Following this Smith churned out a long line of consistently well-received horror novels, the most notable of which being his novel ‘Night Of The Crabs’ (1976) which spawned a series of much-loved sequels and short stories.

However, in 1996 Smith’s writing career forked off into another direction when he took on the position of Gun Editor for The Countryman’s Weekly.  Having previously run his own small production line in the manufacture of gun cartridges, as well as having hunted for much of his life, Smith was the ideal person to take on this position.  Impressively, some fifteen years later and Smith is still the publication’s Gun Editor.

Outside of his immediate working career, Smith has had many hobbies and passions.  An avid collector of comics and paperback books, particularly with boy’s adventure stories, Smith’s passion for the more entertaining side of literature would eventually bring about the formation of his second-hand book selling business – Blackhill Books.

Together with his wife, Jean, Guy also adopted a self-sufficient lifestyle when they moved to their new home on Black Hill by the Shropshire/Welsh border.  Through embracing the countryside lifestyle, Smith went on to pen a number of non-fiction books, mostly around the subject of such a rural lifestyle.

One final hobby stayed with Smith throughout all of his choices in career.  From an early age Smith had taken up smoking a pipe.  Something that he sees more as a hobby than a habit.  To this day Smith smokes his pipe to relax and help him concentrate.  And in 2003, his pipe smoking brought him another spat of fame, when he won the British Pipe Smoking Championship.
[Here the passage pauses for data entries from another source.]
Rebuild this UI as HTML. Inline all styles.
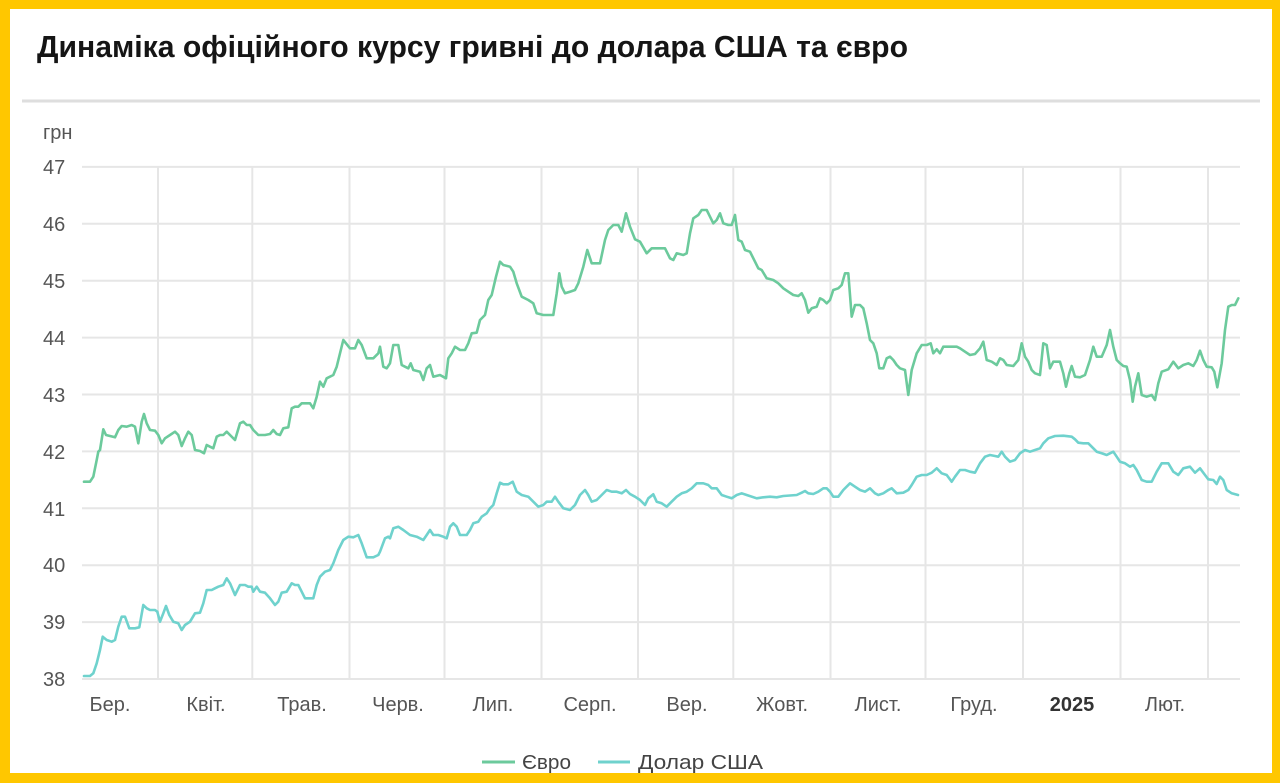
<!DOCTYPE html>
<html>
<head>
<meta charset="utf-8">
<style>
html,body{margin:0;padding:0;background:#FFC700;}
body{width:1280px;height:783px;overflow:hidden;}
svg{display:block;}
text{font-family:"Liberation Sans","DejaVu Sans",sans-serif;}
</style>
</head>
<body>
<svg width="1280" height="783" viewBox="0 0 1280 783" xmlns="http://www.w3.org/2000/svg">
  <rect x="0" y="0" width="1280" height="783" fill="#FFC700"/>
  <rect x="10" y="9" width="1262" height="764" fill="#ffffff"/>

  <!-- Title -->
  <text x="37" y="57" font-size="31" font-weight="bold" fill="#151515" textLength="871" lengthAdjust="spacingAndGlyphs">Динаміка офіційного курсу гривні до долара США та євро</text>
  <line x1="22" y1="101" x2="1260" y2="101" stroke="#dedede" stroke-width="3"/>

  <!-- Horizontal grid -->
  <g stroke="#e6e6e6" stroke-width="2">
    <line x1="82" y1="166.9" x2="1240" y2="166.9"/>
    <line x1="82" y1="223.8" x2="1240" y2="223.8"/>
    <line x1="82" y1="280.7" x2="1240" y2="280.7"/>
    <line x1="82" y1="337.6" x2="1240" y2="337.6"/>
    <line x1="82" y1="394.5" x2="1240" y2="394.5"/>
    <line x1="82" y1="451.4" x2="1240" y2="451.4"/>
    <line x1="82" y1="508.3" x2="1240" y2="508.3"/>
    <line x1="82" y1="565.2" x2="1240" y2="565.2"/>
    <line x1="82" y1="622.1" x2="1240" y2="622.1"/>
    <line x1="82" y1="679" x2="1240" y2="679"/>
  </g>
  <!-- Vertical grid -->
  <g stroke="#e6e6e6" stroke-width="2">
    <line x1="158" y1="166" x2="158" y2="679"/>
    <line x1="252.3" y1="166" x2="252.3" y2="679"/>
    <line x1="349.5" y1="166" x2="349.5" y2="679"/>
    <line x1="444.5" y1="166" x2="444.5" y2="679"/>
    <line x1="541.5" y1="166" x2="541.5" y2="679"/>
    <line x1="638" y1="166" x2="638" y2="679"/>
    <line x1="733.3" y1="166" x2="733.3" y2="679"/>
    <line x1="830.5" y1="166" x2="830.5" y2="679"/>
    <line x1="925.5" y1="166" x2="925.5" y2="679"/>
    <line x1="1023" y1="166" x2="1023" y2="679"/>
    <line x1="1120.5" y1="166" x2="1120.5" y2="679"/>
    <line x1="1208" y1="166" x2="1208" y2="679"/>
  </g>

  <!-- Y labels -->
  <g font-size="20" fill="#555555">
    <text x="43" y="139">грн</text>
    <text x="43" y="174">47</text>
    <text x="43" y="231">46</text>
    <text x="43" y="288">45</text>
    <text x="43" y="345">44</text>
    <text x="43" y="402">43</text>
    <text x="43" y="459">42</text>
    <text x="43" y="516">41</text>
    <text x="43" y="572">40</text>
    <text x="43" y="629">39</text>
    <text x="43" y="686">38</text>
  </g>

  <!-- X labels -->
  <g font-size="20" fill="#555555" text-anchor="middle">
    <text x="110" y="711">Бер.</text>
    <text x="206" y="711">Квіт.</text>
    <text x="302" y="711">Трав.</text>
    <text x="398" y="711">Черв.</text>
    <text x="493" y="711">Лип.</text>
    <text x="590" y="711">Серп.</text>
    <text x="687" y="711">Вер.</text>
    <text x="782" y="711">Жовт.</text>
    <text x="878" y="711">Лист.</text>
    <text x="974" y="711">Груд.</text>
    <text x="1072" y="711" font-weight="bold" fill="#333333">2025</text>
    <text x="1165" y="711">Лют.</text>
  </g>

  <!-- Euro -->
  <polyline fill="none" stroke="#6cca9c" stroke-width="2.6" stroke-linejoin="round" stroke-linecap="round" points="
84,481.7 90,481.7 93.3,476.7 96.7,460 98.3,451.7 100,450 103.3,429.3 106,435 110,436 115,437.3 118.3,430 121.7,426 126.7,426.7 131.7,425 135,426.7 138.3,443.3 141.7,421.7 144,414 146.7,423.3 150,430 155,430.7 158.3,435 161.7,443.3 165,438.3 170,435 175,431.7 178.3,435 181.7,446 185,438.3 188.3,431.7 191.7,435 195,450 200,451 204,453.3 206.7,445 210,446.7 213.3,448.3 216.7,436.7 220,435 223.3,435 226.7,431.7 230,435 235,440 240,423.3 243.3,421.7 246.7,425 250,425 253.3,430 258.3,435 265,435 270,434 273.3,430 276.7,434 280,435 283.3,428.3 288.3,427.3 291.7,408.3 295,406.7 298.3,406.7 301.7,403.3 310,403.3 313.3,408.3 316.7,396.7 320,381.7 323.3,386.7 326.7,378.3 333.3,375 336.7,366.7 343.3,340 350,348.3 355,348.3 358.3,340 361.7,345 366.7,358.3 373.3,358.3 378.3,353.3
380,346.7 383.3,366.7 386.7,368.3 390,363.3 393.3,345 398.3,345 401.7,365 405,366.7 408.3,368.3 410.7,363.3 413.3,370 420,371.7 423.3,380 426.7,368.3 430,365 433.3,376.7 440,375 446,378.3 448.3,358.3 451.7,353.3 455,346.7 460,350 465,350 468.3,343.3 471.7,333.3 476.7,332.7 480,320 485,315 488.3,300 491.7,295 496,276.7 500,261.7 503.3,265 510,266.7 513.3,271.7 516.7,283.3 521.7,296.7 528.3,300 533.3,303.3 536.7,313.3 543.3,315 553.3,315 556.7,293.3 559.3,273.3 561.7,286.7 565,293.3 570,291.7 575,290 578.3,283.3 583.3,266.7 587.3,250 591.7,263.3 600,263.3 605,240 608.3,230 613.3,225 618.3,225 621.7,231.7 626,213.3 630,226.7 635,239.3 640,241.7 646.7,253.3 651.7,248.3 656.7,248.3 665,248.3
670,258.3 673.3,260 676.7,253.3 683.3,255 686.7,253.3 690,233.3 693.3,218.3 698.3,215 701.7,210 706.7,210 710,216.7 713.3,223.3 716.7,220 720,213.3 723.3,223.3 728.3,225 731.7,225 735,215 738.3,240 741.7,241.7 745,250 750,251.7 755,261.7 758.3,268.3 761.7,270 766.7,278.3 773.3,280 778.3,283.3 783.3,288.3 788.3,291.7 793.3,295 798.3,296 801.7,293.3 805,300 808.3,312.7 811.7,308.3 816.7,306.7 820,298.3 823.3,300 826.7,303.3 830,300 833.3,290 838.3,288.3 841.7,285 845,273.3 848.3,273.3 851.7,316.7 855,305 860,305 863.3,308.3 866.7,323.3 870,340 873.3,343.3 876.7,353.3 879.3,368.3 883.3,368.3 886.7,358.3 890,356.7 893.3,360 896.7,365 900,368.3 905,370 908.3,395 911.7,370 916.7,353.3 921.7,345 926.7,345 930.7,343.3 933.3,353.3 936.7,349.3 940,353.3 943.3,346.7 950,346.7 956.7,346.7
960,348.3 965,351.7 970,355 975,354 980,348.3 983.3,341.7 986.7,360 991.7,361.7 996.7,365 1000,358.3 1003.3,360 1006.7,365 1013.3,366 1018.3,360 1021.7,343.3 1025,356.7 1028.3,361.7 1031.7,370 1035,373.3 1040,375 1043.3,343.3 1046.7,345 1050,368.3 1053.3,361.7 1060,361.7 1063.3,373.3 1066,386.7 1069.3,373.3 1071.7,366 1075,376.7 1080,377.3 1085,375 1090,360 1093.3,346.7 1096.7,356.7 1101.7,356.7 1106.7,345 1110,330 1113.3,346.7 1116.7,360 1120,363.3 1123.3,366 1126.7,366.7 1130,380 1132.7,401.7 1135,386.7 1138.3,373.3 1141.7,395 1146.7,396.7 1151.7,395 1155,400 1158.3,383.3 1161.7,371.7 1168.3,369.3 1173.3,361.7 1178.3,368.3 1183.3,365 1188.3,363.3 1193.3,366 1196.7,360 1200,350.7 1203.3,360 1206.7,366.7 1211.7,367.3 1214.3,371.7 1217.3,387.3 1221.7,363.3 1225,330 1228.3,306.7 1231.7,305 1235,305 1238.3,298.3"/>

  <!-- USD -->
  <polyline fill="none" stroke="#6fd2cd" stroke-width="2.6" stroke-linejoin="round" stroke-linecap="round" points="
84,676 90,676 93.3,673.3 96.7,663.3 100,650 102.7,636.7 106.7,640 111.7,641.7 115,640 118.3,626.7 121.7,616.7 125,616.7 129.3,628.3 135,628.3 139.3,627.3 143.3,605 146.7,608.3 150,610 155,610 157.3,611.7 160,621.7 163.3,613.3 166,606 169.3,615 173.3,621.7 178.3,623.3 181.7,630 185,625 190,621.7 195,613.3 200,612.7 203.3,603.3 206.7,590 211.7,590 215,588.3 218.3,586.7 223.3,585 226.7,578.3 230,583.3 235,595 240,585 245,585 248.3,586.7 251.7,586.7 253.3,591.7 256.7,586.7 260,591.7 265,592.7 270,598.3 275,605 278.3,601.7 281.7,592.7 286.7,591.7 291.7,583.3 295,585 298.3,585 301.7,591.7 305,598.3 313.3,598.3 316.7,585 320,576.7 325,571.7 330,570 333.3,563.3 338.3,550 343.3,540 348.3,536.7 353.3,537.3 358.3,535 361.7,543.3 366.7,557.3 373.3,557.3 378.3,555
380,551.7 385,538.3 388.3,536.7 390,538.3 393.3,528.3 398.3,526.7 403.3,530 410,535 416.7,536.7 423.3,540 426.7,535 430,530 433.3,535 438.3,535 443.3,536.7 446.7,538.3 450,526.7 453.3,523.3 456.7,526.7 460,535 466.7,535 470,530 473.3,523.3 478.3,521.7 481.7,516.7 486.7,513.3 490,508.3 493.3,505 496.7,493.3 500,482.7 503.3,484.3 508.3,484.3 512.7,481.7 516.7,491.7 521.7,495 528.3,496.7 533.3,501.7 538.3,506.7 543.3,505 546.7,501.7 551.7,501.7 555,496.7 558.3,501.7 563.3,508.3 570,510 575,505 580,495 585,490 588.3,495 591.7,501.7 596.7,500 601.7,495 606.7,490 611.7,491.7 616.7,491.7 621.7,493.3 626,490 630,494 635,496.7 640,500 645,505 648.3,498.3 653.3,494.3 656.7,501.7 661.7,503.3 666.7,506.7
670,503.3 676.7,496.7 681.7,493.3 686.7,491.7 691.7,488.3 696.7,483.3 703.3,483.3 708.3,485 711.7,488.3 716.7,488.3 721.7,495 726.7,496.7 731.7,498.3 736.7,495 741.7,493.3 746.7,495 756.7,498.3 763.3,497.3 770,496.7 776.7,497.3 783.3,496 796.7,495 801.7,492.7 805,491 808.3,493.3 813.3,494 818.3,491.7 823.3,488.3 826.7,488.3 830,491.7 833.3,496.7 838.3,496.7 843.3,490 850,483.3 855,486.7 860,490 865,491.7 870,488.3 875,493.3 878.3,495 883.3,493.3 888.3,490 891.7,488.3 896.7,493.3 903.3,492.7 908.3,490 911.7,485 916.7,476.7 921.7,475 926.7,475 931.7,472.7 936.7,468.3 941.7,473.3 946.7,475 951.7,481.7 955,476.7 960,470 965,470
970,471.7 975,472.7 980,463.3 985,456.7 990,455 995,456 998.3,456.7 1001.7,451.7 1005,456.7 1010,461.7 1015,460 1020,453.3 1025,450 1030,451.7 1035,450 1040,448.3 1043.3,443.3 1048.3,438.3 1055,436 1063.3,435.7 1071.7,436.7 1075,439.3 1078.3,442.7 1083.3,443.3 1088.3,443.3 1091.7,446.7 1096.7,451.7 1101.7,453.3 1106.7,455 1110,453.3 1113.3,451.7 1116.7,456.7 1120,461.7 1125,463.3 1130,466.7 1133.3,465 1136.7,470 1141.7,480 1146.7,481.7 1151.7,481.7 1156.7,471.7 1161.7,463.3 1168.3,463.3 1173.3,471.7 1178.3,475 1183.3,468.3 1190,466.7 1195,472.7 1200,468.3 1205,475 1208.3,479.3 1213.3,480 1216.7,484 1220,476.7 1223.3,480 1226.7,490 1231.7,493.3 1238,495"/>

  <!-- Legend -->
  <line x1="482" y1="762" x2="515" y2="762" stroke="#6cca9c" stroke-width="3"/>
  <text x="522" y="769" font-size="20" fill="#444444" textLength="49" lengthAdjust="spacingAndGlyphs">Євро</text>
  <line x1="598" y1="762" x2="630" y2="762" stroke="#6fd2cd" stroke-width="3"/>
  <text x="638" y="769" font-size="20" fill="#444444" textLength="125" lengthAdjust="spacingAndGlyphs">Долар США</text>
</svg>
</body>
</html>
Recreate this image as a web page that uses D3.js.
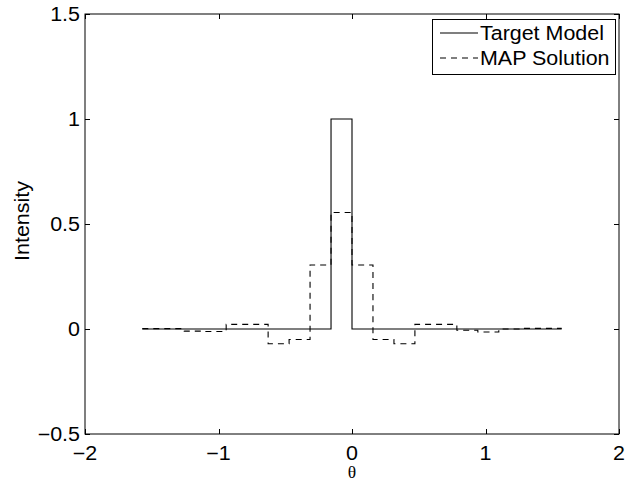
<!DOCTYPE html>
<html>
<head>
<meta charset="utf-8">
<script src="https://cdn.jsdelivr.net/npm/d3@7"></script>
<style>
  html, body { margin: 0; padding: 0; background: #fff; }
  svg { display: block; }
  text { font-family: "Liberation Sans", Arial, Helvetica, sans-serif; }
</style>
</head>
<body>
<svg id="chart" width="626" height="482"></svg>
<script>
// ---- data ----
const binEdges = [-1.5708, -1.4137, -1.2566, -1.0996, -0.9425, -0.7854, -0.6283, -0.4712,
                  -0.3142, -0.1571, 0.0, 0.1571, 0.3142, 0.4712, 0.6283, 0.7854,
                  0.9425, 1.0996, 1.2566, 1.4137, 1.5708];
const targetModel = [0, 0, 0, 0, 0, 0, 0, 0, 0, 1, 0, 0, 0, 0, 0, 0, 0, 0, 0, 0];
const mapSolution = [0.002, 0.002, -0.010, -0.012, 0.022, 0.022, -0.070, -0.050, 0.305, 0.555,
                     0.305, -0.050, -0.070, 0.022, 0.022, -0.006, -0.014, 0.000, 0.003, 0.003];
const xTicks = [-2, -1, 0, 1, 2];
const yTicks = [-0.5, 0, 0.5, 1, 1.5];
const seriesNames = ["Target Model", "MAP Solution"];

// ---- layout ----
const L = 85, R = 619, T = 14, B = 434;
const svg = d3.select("#chart");
const x = d3.scaleLinear().domain([-2, 2]).range([L, R]);
const y = d3.scaleLinear().domain([-0.5, 1.5]).range([B, T]);
const fmt = v => String(v).replace("-", "\u2212");
const tickLen = 5;
const SX = 1.1; // horizontal stretch of the reference's Helvetica rendering

function label(parent, px, py, str, anchor, size) {
  return parent.append("g").attr("transform", `translate(${px},${py}) scale(${SX},1)`)
    .append("text").attr("text-anchor", anchor).attr("font-size", size).text(str);
}

// data lines
const stepLine = d3.line()
  .x(d => x(d[0]))
  .y(d => y(d[1]))
  .curve(d3.curveStepAfter);
const toPts = vals => binEdges.map((e, i) => [e, vals[Math.min(i, vals.length - 1)]]);

svg.append("path")
  .attr("d", stepLine(toPts(targetModel)))
  .attr("fill", "none").attr("stroke", "#000").attr("stroke-width", 1.1);
svg.append("path")
  .attr("d", stepLine(toPts(mapSolution)))
  .attr("fill", "none").attr("stroke", "#000").attr("stroke-width", 1.1)
  .attr("stroke-dasharray", "6,5");

// axes box
const ax = svg.append("g");
ax.append("rect").attr("x", L).attr("y", T).attr("width", R - L).attr("height", B - T)
  .attr("fill", "none").attr("stroke", "#000").attr("stroke-width", 1);

// x ticks (bottom & top, inward)
xTicks.forEach(t => {
  const px = Math.round(x(t)) + 0.5;
  ax.append("line").attr("x1", px).attr("x2", px).attr("y1", B).attr("y2", B - tickLen).attr("stroke", "#000");
  ax.append("line").attr("x1", px).attr("x2", px).attr("y1", T).attr("y2", T + tickLen).attr("stroke", "#000");
  label(ax, x(t), 460, fmt(t), "middle", 19.5);
});
// y ticks (left & right, inward)
yTicks.forEach(t => {
  const py = Math.round(y(t)) + 0.5;
  ax.append("line").attr("x1", L).attr("x2", L + tickLen).attr("y1", py).attr("y2", py).attr("stroke", "#000");
  ax.append("line").attr("x1", R).attr("x2", R - tickLen).attr("y1", py).attr("y2", py).attr("stroke", "#000");
  label(ax, 80, y(t) + 7, fmt(t), "end", 19.5);
});

// axis labels
svg.append("text").attr("x", (L + R) / 2).attr("y", 478).attr("text-anchor", "middle")
  .style("font-family", "'Liberation Serif', 'Times New Roman', serif")
  .attr("font-size", 17.5).text("\u03B8");
svg.append("g").attr("transform", `translate(29,${(T + B) / 2 - 3}) rotate(-90) scale(${SX},1)`)
  .append("text").attr("text-anchor", "middle").attr("font-size", 19.5).text("Intensity");

// legend
const lg = svg.append("g");
lg.append("rect").attr("x", 432.5).attr("y", 19.5).attr("width", 183).attr("height", 55)
  .attr("fill", "#fff").attr("stroke", "#000").attr("stroke-width", 1);
const legY = [33, 58];
seriesNames.forEach((n, i) => {
  lg.append("line").attr("x1", 440).attr("x2", 478).attr("y1", legY[i]).attr("y2", legY[i])
    .attr("stroke", "#000").attr("stroke-width", 1.1)
    .attr("stroke-dasharray", i === 1 ? "6,5" : null);
  label(lg, 480, legY[i] + 7, n, "start", 19.5);
});
</script>
</body>
</html>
Through his long-standing and varied careers and hobbies, one thing remains constant.  Guy N Smith is a man who relishes a challenge and has proven to achieve his goals time and time again.  No matter what Smith puts his mind to, he always succeeds.  He’s always been determined, ambitious, hard-working and highly skilled.  He has shown that he can turn his hand to a whole variety of skills.  And he is a man who has had one hell of a full life…


DLS Review:
Smith begins his autobiography explaining how he came about writing the book.  Smith is far from egotistical, and in fact he’s quite a modest man, who finally decided to write the book after a young journalist quite inexplicably dropped the project.  The end result is what feels like a flying overview, with regular but still quite brief plunges into the life and numerous careers of probably the most prolific pulp horror author ever.

Instead of following a sequential timeline, Smith has instead chosen to tell his life story through chapters dedicated to particular aspects of his life, career or passions.  As such, the book jumps back-and-forth between periods in Guy’s life, dictated by a certain area of his life rather than the timing of it.

This structure is certainly good at keeping themes together – with one area of Guy’s life sparking off, or blending into another; taking the reader quite effortlessly from chapter to chapter.  However, the downside to this is an overall lack with forming a clear picture of when these various aspects took place and how Guy somehow juggled them all whilst still maintaining a healthy family life.  Indeed, a day in the life of Guy is akin to the Tardis.  From the outside it’s just twenty-four-hours long, like mine and yours, but somehow from Guy’s perspective these same twenty-four-hours are stretched, allowing him to cram so much more into his waking days.

I exaggerate not.  Read his autobiography.  Peruse his incredibly prolific back catalogue.  Look what he’s achieved in his life.  In so many different areas.  It’s quite incredible.

The book is definitely an interesting read.  Like one of his pulp novels, its pacey, it gets straight into the meat of what’s going on and it maintains this from start to finish.  It’s how Smith writes.  There’s no dawdling.  No floundering about with unnecessary padding.  Smith knows what he wants to write and he just goes ahead and tells that story.

In principal this is all well and good.  However in a couple of areas, I have to say that the reader is left wanting more.  More details.  More in-depth insight.  Quite simply, more input.

The first of these areas is with the writing of his novels and indeed, more of an insight into each title, their inspiration, the response they received and so forth.  Smith touches upon a handful of his very early books, such as ‘Werewolf By Moonlight’ (1974), ‘The Sucking Pit’ (1975), ‘The Slime Beast’ (1975) and ‘Night Of The Crabs’ (1976).  However, there’s so many more titles that Smith could no doubt provide many an antidote on.  After all, it’s undoubtedly because of Guy’s literary career that most people will pick up a copy of the book.  As such, I was quite surprised that Guy didn’t spend more time talking about these many titles from over the years.

The second surprise, and dare I say, slight disappointment, is with the noticeable lack of inclusion of his wife, Jean.  That’s not to say Jean isn’t mentioned from time-to-time, but it’s often almost as if in passing.  Jean has undoubtedly played a huge part in Guy’s life, both on a personal level (being his wife) and with his work.  From speaking with Jean I know that she used to proofread many of his manuscripts prior to them going to the publishers and even typed many of them up.  It would have been interesting to read exactly how much involvement and influence Jean had on his work over the years as well as with Guy’s other interests and career paths.

That said, ‘Pipe Dreams’ is still an excellent read and one which will be enjoyed and treasured by many of his fans.  Indeed, Guy has dedicated a whole chapter to his fans; naming a handful of them, and how important they all are to Guy (ahem…including me...).

As a final note, I urge anyone who has an interest in Guy’s books to pick up a copy of his autobiography.  The man is a legend.  He’s an undoubted master of his chosen genre.  He’s one of the friendliest and most approachable individuals that you’re ever likely to meet.  And this is the man’s story.

The book runs for a total of 150 pages.